3) The Middleman (ABC Family)
The television landscape is littered with shows that lasted all of one season, got canceled and had a cult following pining for a resurrection that never came. That’s the (still unofficial, yet likely) scenario for The Middleman. The show’s title character, as played by Matt Kessler, is the guy that saves the world from aliens, demons, vampire puppets and other unlikely forms of evil that turn up in California. His sidekick Wendy Watson, as played by Natalie Morales, is a Middleman in training and can kick some serious ass on her own. On paper the idea for the show seems flat out stupid. On screen, it was a pure joy to watch. The Middleman is an almost too decent to be true good guy (drinks milk, doesn’t swear, watches old westerns for their heroic qualities) on TV today. Yet Kessler makes him absolutely believable because he doesn’t play him with a knowing wink to the audience. Kessler believes in the goodness of his character, and we in turn end up believing right along with him. The Middleman also had some of the finest pop culture references ever stacked into TV dialogue. (The show’s blog would list about 30 of them for every episode.) Sadly, the show seemed horrible misplaced on ABC Family, even at a more adult oriented 10:00 p.m. time slot. (And who knew that at 11:00 p.m., Pat Robertson still hosted the 700 Club on there from the old Family Channel days. Wow.) When the inevitable DVD comes out, add it to your Netflix que. You won’t be sorry.

2) Chuck (NBC)
Here’s exactly when I knew that the second season of Chuck might be one of the best second seasons ever for a TV show: a plot about how Missile Command had actual codes to control a satellite buried on the game’s final screen and how Chuck needed to play along to Rush’s “Tom Sawyer” to make it to that screen made complete sense. And inspired some gut busting laughter in my little slice of Kensington. The writer’s strike that shut down production of the first season did wonders for Chuck, as co-creators Josh Schwartz and Chris Fedak figured out how to make everything fit together on the series. The main plot of each episode (whatever bad guy is trying to control the world, etc.) now usually has a thematic link with the events at Chuck’s non-spy job, working at the Buy More.

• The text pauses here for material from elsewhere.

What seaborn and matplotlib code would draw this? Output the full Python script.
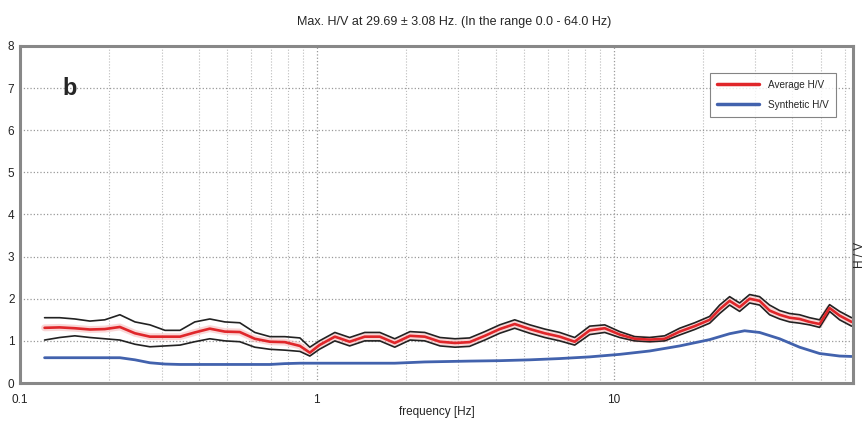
import numpy as np
import pandas as pd
import matplotlib
matplotlib.use("Agg")
import matplotlib.pyplot as plt
import seaborn as sns
from matplotlib.ticker import FixedLocator, FixedFormatter, LogLocator, NullFormatter

# ---- data ----
freq = [0.121, 0.136, 0.153, 0.172, 0.193, 0.217, 0.244, 0.274, 0.308, 0.346,
        0.388, 0.436, 0.490, 0.550, 0.618, 0.695, 0.780, 0.877, 0.947, 1.02,
        1.15, 1.29, 1.45, 1.63, 1.83, 2.06, 2.31, 2.60, 2.92, 3.27,
        3.68, 4.13, 4.64, 5.22, 5.86, 6.58, 7.39, 8.30, 9.33, 10.48,
        11.77, 13.22, 14.85, 16.68, 18.74, 21.05, 22.75, 24.58, 26.56, 28.70,
        31.01, 33.51, 36.22, 39.13, 42.29, 45.71, 49.39, 53.37, 57.68, 63.3]
average_hv = [1.31, 1.32, 1.30, 1.27, 1.28, 1.33, 1.18, 1.10, 1.10, 1.10,
              1.20, 1.29, 1.22, 1.21, 1.05, 0.98, 0.97, 0.88, 0.72, 0.90,
              1.10, 0.98, 1.10, 1.10, 0.95, 1.12, 1.10, 0.98, 0.95, 0.97,
              1.12, 1.28, 1.40, 1.28, 1.18, 1.10, 0.98, 1.25, 1.30, 1.15,
              1.05, 1.03, 1.05, 1.22, 1.35, 1.50, 1.75, 1.95, 1.80, 2.00,
              1.95, 1.72, 1.62, 1.55, 1.52, 1.45, 1.40, 1.78, 1.60, 1.45]
upper_hv = [1.55, 1.55, 1.52, 1.47, 1.50, 1.62, 1.45, 1.38, 1.25, 1.25,
            1.45, 1.52, 1.45, 1.43, 1.20, 1.10, 1.10, 1.07, 0.85, 1.00,
            1.20, 1.08, 1.20, 1.20, 1.05, 1.22, 1.20, 1.08, 1.05, 1.07,
            1.22, 1.38, 1.50, 1.38, 1.28, 1.20, 1.08, 1.35, 1.38, 1.22,
            1.10, 1.08, 1.12, 1.30, 1.43, 1.58, 1.85, 2.05, 1.90, 2.10,
            2.05, 1.85, 1.72, 1.65, 1.62, 1.55, 1.50, 1.86, 1.70, 1.55]
lower_hv = [1.02, 1.08, 1.12, 1.08, 1.05, 1.02, 0.92, 0.86, 0.88, 0.90,
            0.98, 1.05, 1.00, 0.98, 0.85, 0.80, 0.78, 0.75, 0.64, 0.80,
            1.00, 0.88, 1.00, 1.00, 0.85, 1.02, 1.00, 0.88, 0.85, 0.87,
            1.02, 1.18, 1.30, 1.18, 1.08, 1.00, 0.90, 1.15, 1.20, 1.08,
            1.00, 0.98, 1.00, 1.14, 1.27, 1.42, 1.65, 1.85, 1.70, 1.90,
            1.85, 1.62, 1.52, 1.45, 1.42, 1.38, 1.32, 1.70, 1.50, 1.35]

synth_freq = [0.121, 0.217, 0.244, 0.274, 0.308, 0.346, 0.695, 0.780, 0.877, 1.02,
              1.29, 1.83, 2.31, 3.27, 4.13, 5.22, 6.58, 8.30, 10.48, 13.22,
              16.68, 21.05, 24.58, 27.6, 31.01, 36.22, 42.29, 49.39, 57.68, 63.3]
synthetic_hv = [0.60, 0.60, 0.55, 0.48, 0.45, 0.44, 0.44, 0.46, 0.47, 0.47,
                0.47, 0.47, 0.50, 0.52, 0.53, 0.55, 0.58, 0.62, 0.68, 0.76,
                0.88, 1.03, 1.17, 1.24, 1.20, 1.05, 0.85, 0.70, 0.64, 0.63]

x_ticks = [0.1, 1, 10]
x_tick_labels = ["0.1", "1", "10"]
y_ticks = [0, 1, 2, 3, 4, 5, 6, 7, 8]

title = "Max. H/V at 29.69 \u00b1 3.08 Hz. (In the range 0.0 - 64.0 Hz)"

# ---- plot ----
sns.set_theme(style="white")
plt.rcParams["font.family"] = ["Liberation Sans", "DejaVu Sans"]

fig = plt.figure(figsize=(8.68, 4.25), dpi=100)
ax = fig.add_axes([20 / 868, 1 - 383 / 425, (853 - 20) / 868, (383 - 46) / 425])

df = pd.DataFrame({"f": freq, "avg": average_hv, "up": upper_hv, "lo": lower_hv})
ds = pd.DataFrame({"f": synth_freq, "syn": synthetic_hv})

sns.lineplot(data=df, x="f", y="avg", ax=ax, color="#f5b0b0", lw=5, alpha=0.5, legend=False)
sns.lineplot(data=df, x="f", y="up", ax=ax, color="#222222", lw=1.2, legend=False)
sns.lineplot(data=df, x="f", y="lo", ax=ax, color="#222222", lw=1.2, legend=False)
sns.lineplot(data=df, x="f", y="avg", ax=ax, color="#e0262a", lw=1.9, label="Average H/V")
sns.lineplot(data=ds, x="f", y="syn", ax=ax, color="#4262ad", lw=2.0, label="Synthetic H/V")

ax.set_xscale("log")
ax.set_xlim(0.1, 64)
ax.set_ylim(0, 8)
ax.xaxis.set_major_locator(FixedLocator(x_ticks))
ax.xaxis.set_major_formatter(FixedFormatter(x_tick_labels))
ax.xaxis.set_minor_locator(LogLocator(base=10, subs=np.arange(2, 10), numticks=20))
ax.xaxis.set_minor_formatter(NullFormatter())
ax.set_yticks(y_ticks)
ax.tick_params(axis="both", which="both", length=0, labelsize=8.5, colors="#222222")
ax.tick_params(axis="x", pad=8)
ax.tick_params(axis="y", pad=4)

ax.grid(True, which="major", axis="both", linestyle=":", color="#999999", lw=0.9)
ax.grid(True, which="minor", axis="x", linestyle=":", color="#bbbbbb", lw=0.8)

for s in ax.spines.values():
    s.set_color("#888888")
    s.set_linewidth(2.2)

ax.set_xlabel("frequency [Hz]", fontsize=8.5, labelpad=0)
ax.set_ylabel("")
fig.text(454 / 868, 1 - 22 / 425, title, ha="center", va="center", fontsize=9)
fig.text(860 / 868, 1 - 255 / 425, "H / V", rotation=90, ha="center", va="center", fontsize=8.5)
ax.text(0.147, 7.0, "b", fontsize=17, fontweight="bold", ha="center", va="center")

leg = ax.legend(loc="upper right", fontsize=7.2, frameon=True, fancybox=False,
                edgecolor="#666666", handlelength=4.2, handletextpad=0.9,
                borderpad=0.7, labelspacing=1.0,
                bbox_to_anchor=(0.985, 0.935))
leg.get_frame().set_linewidth(0.8)
for h in leg.get_lines():
    h.set_linewidth(2.5)

fig.savefig("out.png", dpi=100)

They also have squeezed in some top-notch guest stars. John Larroquette as a spy who was once the world's greatest lover and is now the world's biggest drunk, The O.C.’s Melinda Clarke as a Russian black widow and Morgan Fairchild and Bruce Boxleitner as Chuck’s sister’s future in laws. While stunt-casting has killed many a show, it works perfectly here. With such a large ensemble cast and so many different parts of Chuck's life to maintain plot-wise, there's never been much screen time to establish the one-shot characters. Having a Larroquette or a Clarke gives you a stronger sense of each character and helps fill in a lot of blanks. And as I said last year, any show with Adam Baldwin is always a good time.

1) Lost (ABC)
I’m running out of good things to say about this show, which rebounded in second half of season three and hit new peaks in season four. Giving the show’s writers a specific end date for the series was the best idea ever. Not every mystery has been answered (there’s at least 30 things I still don’t understand, some dating back to the freaking pilot) and I’m sure not all of them will. I don’t care. As long as we keep getting the twists and turns of the Oceanic Six and those left on the island for the next two years, I still won’t care. Well, I really would love a real answer about the polar bears on a tropical island.